The state House has approved a controversial bill meant to improve young students’ reading skills.

The goal is to increase early intervention for kids who struggle with reading before fourth grade.

But the bill would also eventually require schools to hold back some third graders who aren’t proficient – even if those students are making significant progress.

That aspect of House Bill 4822 was too punitive for most Democrats in the House, including those who had put many hours into crafting the bill.

State Rep. Adam Zemke (D-Ann Arbor) originally co-sponsored the bill.

But he voted against it because kids who are making progress and “doing all the right things” could still be held back.

“This bill then tells Johnny none of that matters.
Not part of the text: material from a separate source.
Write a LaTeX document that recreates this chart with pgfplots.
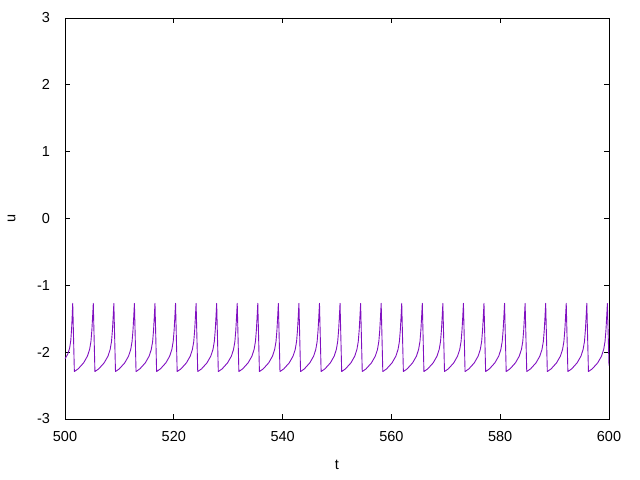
\documentclass[border=0pt]{standalone}
\usepackage{pgfplots}
\pgfplotsset{compat=1.18}
\usepackage{fontspec}
\setmainfont{Liberation Sans}
\definecolor{gpviolet}{RGB}{128,16,192}
\begin{document}
\fontsize{14.5bp}{17bp}\selectfont
\begin{tikzpicture}
\path[use as bounding box] (-65bp,-61bp) rectangle (575bp,419bp);
\begin{axis}[
  at={(0,0)}, anchor=south west,
  scale only axis, width=544bp, height=401bp,
  xmin=500, xmax=600, ymin=-3, ymax=3,
  xtick={500,520,540,560,580,600},
  xticklabels={500,520,540,560,580,600},
  ytick={-3,-2,-1,0,1,2,3},
  yticklabels={-3,-2,-1,0,1,2,3},
  tick align=inside,
  major tick length=5bp,
  minor tick num=0,
  axis line style={black, line width=0.8bp},
  every tick/.style={black, line width=0.8bp},
  xticklabel style={yshift=-7.5bp},
  yticklabel style={xshift=-10bp},
  xlabel={t}, ylabel={u},
  xlabel style={at={(axis description cs:0.5,-0.1135)}, anchor=center},
  ylabel style={at={(axis description cs:-0.098,0.5)}, anchor=center},
  clip=true,
]
\addplot[gpviolet, line width=0.9bp, line join=round] table {
x y
500.00 -2.10
500.50 -2.03
500.85 -1.94
501.07 -1.82
501.22 -1.64
501.32 -1.47
501.42 -1.27
501.72 -2.29
502.42 -2.25
503.42 -2.16
504.12 -2.06
504.52 -1.96
504.77 -1.84
504.94 -1.67
505.07 -1.48
505.20 -1.27
505.50 -2.29
506.20 -2.25
507.20 -2.16
507.90 -2.06
508.30 -1.96
508.55 -1.84
508.72 -1.67
508.85 -1.48
508.98 -1.27
509.28 -2.29
509.98 -2.25
510.98 -2.16
511.68 -2.06
512.08 -1.96
512.33 -1.84
512.50 -1.67
512.63 -1.48
512.76 -1.27
513.06 -2.29
513.76 -2.25
514.76 -2.16
515.46 -2.06
515.86 -1.96
516.11 -1.84
516.28 -1.67
516.41 -1.48
516.54 -1.27
516.84 -2.29
517.54 -2.25
518.54 -2.16
519.24 -2.06
519.64 -1.96
519.89 -1.84
520.06 -1.67
520.19 -1.48
520.32 -1.27
520.62 -2.29
521.32 -2.25
522.32 -2.16
523.02 -2.06
523.42 -1.96
523.67 -1.84
523.84 -1.67
523.97 -1.48
524.10 -1.27
524.40 -2.29
525.10 -2.25
526.10 -2.16
526.80 -2.06
527.20 -1.96
527.45 -1.84
527.62 -1.67
527.75 -1.48
527.88 -1.27
528.18 -2.29
528.88 -2.25
529.88 -2.16
530.58 -2.06
530.98 -1.96
531.23 -1.84
531.40 -1.67
531.53 -1.48
531.66 -1.27
531.96 -2.29
532.66 -2.25
533.66 -2.16
534.36 -2.06
534.76 -1.96
535.01 -1.84
535.18 -1.67
535.31 -1.48
535.44 -1.27
535.74 -2.29
536.44 -2.25
537.44 -2.16
538.14 -2.06
538.54 -1.96
538.79 -1.84
538.96 -1.67
539.09 -1.48
539.22 -1.27
539.52 -2.29
540.22 -2.25
541.22 -2.16
541.92 -2.06
542.32 -1.96
542.57 -1.84
542.74 -1.67
542.87 -1.48
543.00 -1.27
543.30 -2.29
544.00 -2.25
545.00 -2.16
545.70 -2.06
546.10 -1.96
546.35 -1.84
546.52 -1.67
546.65 -1.48
546.78 -1.27
547.08 -2.29
547.78 -2.25
548.78 -2.16
549.48 -2.06
549.88 -1.96
550.13 -1.84
550.30 -1.67
550.43 -1.48
550.56 -1.27
550.86 -2.29
551.56 -2.25
552.56 -2.16
553.26 -2.06
553.66 -1.96
553.91 -1.84
554.08 -1.67
554.21 -1.48
554.34 -1.27
554.64 -2.29
555.34 -2.25
556.34 -2.16
557.04 -2.06
557.44 -1.96
557.69 -1.84
557.86 -1.67
557.99 -1.48
558.12 -1.27
558.42 -2.29
559.12 -2.25
560.12 -2.16
560.82 -2.06
561.22 -1.96
561.47 -1.84
561.64 -1.67
561.77 -1.48
561.90 -1.27
562.20 -2.29
562.90 -2.25
563.90 -2.16
564.60 -2.06
565.00 -1.96
565.25 -1.84
565.42 -1.67
565.55 -1.48
565.68 -1.27
565.98 -2.29
566.68 -2.25
567.68 -2.16
568.38 -2.06
568.78 -1.96
569.03 -1.84
569.20 -1.67
569.33 -1.48
569.46 -1.27
569.76 -2.29
570.46 -2.25
571.46 -2.16
572.16 -2.06
572.56 -1.96
572.81 -1.84
572.98 -1.67
573.11 -1.48
573.24 -1.27
573.54 -2.29
574.24 -2.25
575.24 -2.16
575.94 -2.06
576.34 -1.96
576.59 -1.84
576.76 -1.67
576.89 -1.48
577.02 -1.27
577.32 -2.29
578.02 -2.25
579.02 -2.16
579.72 -2.06
580.12 -1.96
580.37 -1.84
580.54 -1.67
580.67 -1.48
580.80 -1.27
581.10 -2.29
581.80 -2.25
582.80 -2.16
583.50 -2.06
583.90 -1.96
584.15 -1.84
584.32 -1.67
584.45 -1.48
584.58 -1.27
584.88 -2.29
585.58 -2.25
586.58 -2.16
587.28 -2.06
587.68 -1.96
587.93 -1.84
588.10 -1.67
588.23 -1.48
588.36 -1.27
588.66 -2.29
589.36 -2.25
590.36 -2.16
591.06 -2.06
591.46 -1.96
591.71 -1.84
591.88 -1.67
592.01 -1.48
592.14 -1.27
592.44 -2.29
593.14 -2.25
594.14 -2.16
594.84 -2.06
595.24 -1.96
595.49 -1.84
595.66 -1.67
595.79 -1.48
595.92 -1.27
596.22 -2.29
596.92 -2.25
597.92 -2.16
598.62 -2.06
599.02 -1.96
599.27 -1.84
599.44 -1.67
599.57 -1.48
599.70 -1.27
600.00 -2.20
};
\end{axis}
\end{tikzpicture}
\end{document}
We’re going to hold you back regardless,” said Zemke. “I am not going to remove the hope of a nine-year-old.”

Zemke had spent hours a day earlier trying to hammer out a deal and lobbying his colleagues on the bill during a marathon seven-hour session.

After that session, he appeared upset and declined to comment on the status of the bills.

Republicans would not compromise on making sure students do not move to the fourth grade if they are not reading at grade level.

“I’d rather hold a child back for one grade than hold a child back for life,” said state Rep. Lee Chatfield (R-Levering), a former teacher.

“After all these measures, after all these interventions, if a child is still not able to read, if they are still struggling, it is not only wrong to advance him or her, it is irresponsible. No – it’s immoral,” said state Rep. Lisa Posthumus Lyons (R-Alto).

The House approved a last-minute change to the bill delaying requirements to hold back students until the 2019-2020 school year.

The legislation provides some exemptions for children to move forward to fourth grade if they fail reading tests.

Some school groups had praised the direction the bill had taken compared to similar legislation which failed to move forward last year.

Under that measure, all third graders who failed a single state reading test would have been held back.

The state House also approved a bill meant to make teacher evaluations more uniform across the state and improve assessments of teachers and administrators.

Senate Bill 103 got wide bipartisan support in the House. Both bills now go to the state Senate.